### JOB
Copy the lines below as they are; omit the images they contain.

### DATASET SECTION
********************

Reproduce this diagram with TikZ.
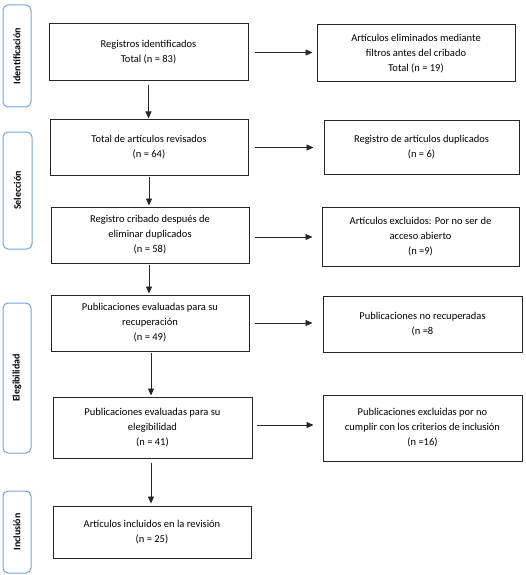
\documentclass[tikz,border=0pt]{standalone}
\usepackage{fontspec}
\setmainfont{Carlito}
\usetikzlibrary{arrows.meta}
\definecolor{sideblue}{RGB}{110,165,220}
\tikzset{
  box/.style={draw=black!85, line width=1pt, align=center, inner sep=2pt,
    font=\fontsize{10.5}{15}\selectfont},
  side/.style={draw=sideblue, line width=1pt, rounded corners=5pt, rotate=90,
    font=\fontsize{10}{12}\selectfont\bfseries, inner sep=1pt},
  arr/.style={-{Triangle[length=7pt,width=6pt]}, line width=0.8pt, black!85},
}
\begin{document}
\begin{tikzpicture}[x=1pt,y=-1pt]
\useasboundingbox (0,0) rectangle (525,575);
% side labels
\node[side, minimum width=102, minimum height=28] (s1) at (17,56) {Identificación};
\node[side, minimum width=117, minimum height=29] (s2) at (17.5,190.5) {Selección};
\node[side, minimum width=150, minimum height=28] (s3) at (17,378) {Elegibilidad};
\node[side, minimum width=82, minimum height=28] (s4) at (17,532) {Inclusión};
% main boxes
\node[box, minimum width=199, minimum height=57] (m1) at (148.5,52.5) {Registros identificados\\Total (n = 83)};
\node[box, minimum width=198, minimum height=55] (m2) at (149,147.5) {Total de artículos revisados\\(n = 64)};
\node[box, minimum width=198, minimum height=56] (m3) at (150,235) {Registro cribado después de\\eliminar duplicados\\(n = 58)};
\node[box, minimum width=198, minimum height=56] (m4) at (150,323) {Publicaciones evaluadas para su\\recuperación\\(n = 49)};
\node[box, minimum width=199, minimum height=61] (m5) at (152.5,427.5) {Publicaciones evaluadas para su\\elegibilidad\\(n = 41)};
\node[box, minimum width=198, minimum height=52] (m6) at (152,532) {Artículos incluidos en la revisión\\(n = 25)};
% right boxes
\node[box, minimum width=198, minimum height=57] (r1) at (416,53.5) {Artículos eliminados mediante\\filtros antes del cribado\\Total (n = 19)};
\node[box, minimum width=195, minimum height=53] (r2) at (421.5,147.5) {Registro de artículos duplicados\\(n = 6)};
\node[box, minimum width=197, minimum height=59] (r3) at (420.5,236.5) {Artículos excluidos: Por no ser de\\acceso abierto\\(n =9)};
\node[box, minimum width=199, minimum height=56] (r4) at (422.5,324) {Publicaciones no recuperadas\\(n =8};
\node[box, minimum width=199, minimum height=66] (r5) at (422.5,428) {Publicaciones excluidas por no\\cumplir con los criterios de inclusión\\(n =16)};
% horizontal arrows
\draw[arr, shorten <=6pt, shorten >=4pt] (m1.east) -- (m1.east -| r1.west);
\draw[arr, shorten <=6pt, shorten >=10pt] (m2.east) -- (m2.east -| r2.west);
\draw[arr, shorten <=5pt, shorten >=9pt] (m3.east) ++(0,2) coordinate (a3) -- (a3 -| r3.west);
\draw[arr, shorten <=5pt, shorten >=10pt] (m4.east) -- (m4.east -| r4.west);
\draw[arr, shorten <=4pt, shorten >=9pt] (m5.east) ++(0,-2.5) coordinate (a5) -- (a5 -| r5.west);
% vertical arrows
\draw[arr, shorten <=4pt, shorten >=1pt] (m1.south) -- (m1.south |- m2.north);
\draw[arr, shorten <=1pt, shorten >=1pt] (m2.south) -- (m2.south |- m3.north);
\draw[arr, shorten <=1pt, shorten >=1pt] (m3.south) ++(-1,0) coordinate (v3) -- (v3 |- m4.north);
\draw[arr, shorten <=1pt, shorten >=1pt] (m4.south) ++(1,0) coordinate (v4) -- (v4 |- m5.north);
\draw[arr, shorten <=4pt, shorten >=2pt] (m5.south) ++(-1.5,0) coordinate (v5) -- (v5 |- m6.north);
\end{tikzpicture}
\end{document}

********************

### OUTPUT OF THE EXERCISE
Reproduce this diagram with TikZ.
\documentclass[tikz,border=0pt]{standalone}
\usepackage{fontspec}
\setmainfont{Carlito}
\usetikzlibrary{arrows.meta}
\definecolor{sideblue}{RGB}{110,165,220}
\tikzset{
  box/.style={draw=black!85, line width=1pt, align=center, inner sep=2pt,
    font=\fontsize{10.5}{15}\selectfont},
  side/.style={draw=sideblue, line width=1pt, rounded corners=5pt, rotate=90,
    font=\fontsize{10}{12}\selectfont\bfseries, inner sep=1pt},
  arr/.style={-{Triangle[length=7pt,width=6pt]}, line width=0.8pt, black!85},
}
\begin{document}
\begin{tikzpicture}[x=1pt,y=-1pt]
\useasboundingbox (0,0) rectangle (525,575);
% side labels
\node[side, minimum width=102, minimum height=28] (s1) at (17,56) {Identificación};
\node[side, minimum width=117, minimum height=29] (s2) at (17.5,190.5) {Selección};
\node[side, minimum width=150, minimum height=28] (s3) at (17,378) {Elegibilidad};
\node[side, minimum width=82, minimum height=28] (s4) at (17,532) {Inclusión};
% main boxes
\node[box, minimum width=199, minimum height=57] (m1) at (148.5,52.5) {Registros identificados\\Total (n = 83)};
\node[box, minimum width=198, minimum height=55] (m2) at (149,147.5) {Total de artículos revisados\\(n = 64)};
\node[box, minimum width=198, minimum height=56] (m3) at (150,235) {Registro cribado después de\\eliminar duplicados\\(n = 58)};
\node[box, minimum width=198, minimum height=56] (m4) at (150,323) {Publicaciones evaluadas para su\\recuperación\\(n = 49)};
\node[box, minimum width=199, minimum height=61] (m5) at (152.5,427.5) {Publicaciones evaluadas para su\\elegibilidad\\(n = 41)};
\node[box, minimum width=198, minimum height=52] (m6) at (152,532) {Artículos incluidos en la revisión\\(n = 25)};
% right boxes
\node[box, minimum width=198, minimum height=57] (r1) at (416,53.5) {Artículos eliminados mediante\\filtros antes del cribado\\Total (n = 19)};
\node[box, minimum width=195, minimum height=53] (r2) at (421.5,147.5) {Registro de artículos duplicados\\(n = 6)};
\node[box, minimum width=197, minimum height=59] (r3) at (420.5,236.5) {Artículos excluidos: Por no ser de\\acceso abierto\\(n =9)};
\node[box, minimum width=199, minimum height=56] (r4) at (422.5,324) {Publicaciones no recuperadas\\(n =8};
\node[box, minimum width=199, minimum height=66] (r5) at (422.5,428) {Publicaciones excluidas por no\\cumplir con los criterios de inclusión\\(n =16)};
% horizontal arrows
\draw[arr, shorten <=6pt, shorten >=4pt] (m1.east) -- (m1.east -| r1.west);
\draw[arr, shorten <=6pt, shorten >=10pt] (m2.east) -- (m2.east -| r2.west);
\draw[arr, shorten <=5pt, shorten >=9pt] (m3.east) ++(0,2) coordinate (a3) -- (a3 -| r3.west);
\draw[arr, shorten <=5pt, shorten >=10pt] (m4.east) -- (m4.east -| r4.west);
\draw[arr, shorten <=4pt, shorten >=9pt] (m5.east) ++(0,-2.5) coordinate (a5) -- (a5 -| r5.west);
% vertical arrows
\draw[arr, shorten <=4pt, shorten >=1pt] (m1.south) -- (m1.south |- m2.north);
\draw[arr, shorten <=1pt, shorten >=1pt] (m2.south) -- (m2.south |- m3.north);
\draw[arr, shorten <=1pt, shorten >=1pt] (m3.south) ++(-1,0) coordinate (v3) -- (v3 |- m4.north);
\draw[arr, shorten <=1pt, shorten >=1pt] (m4.south) ++(1,0) coordinate (v4) -- (v4 |- m5.north);
\draw[arr, shorten <=4pt, shorten >=2pt] (m5.south) ++(-1.5,0) coordinate (v5) -- (v5 |- m6.north);
\end{tikzpicture}
\end{document}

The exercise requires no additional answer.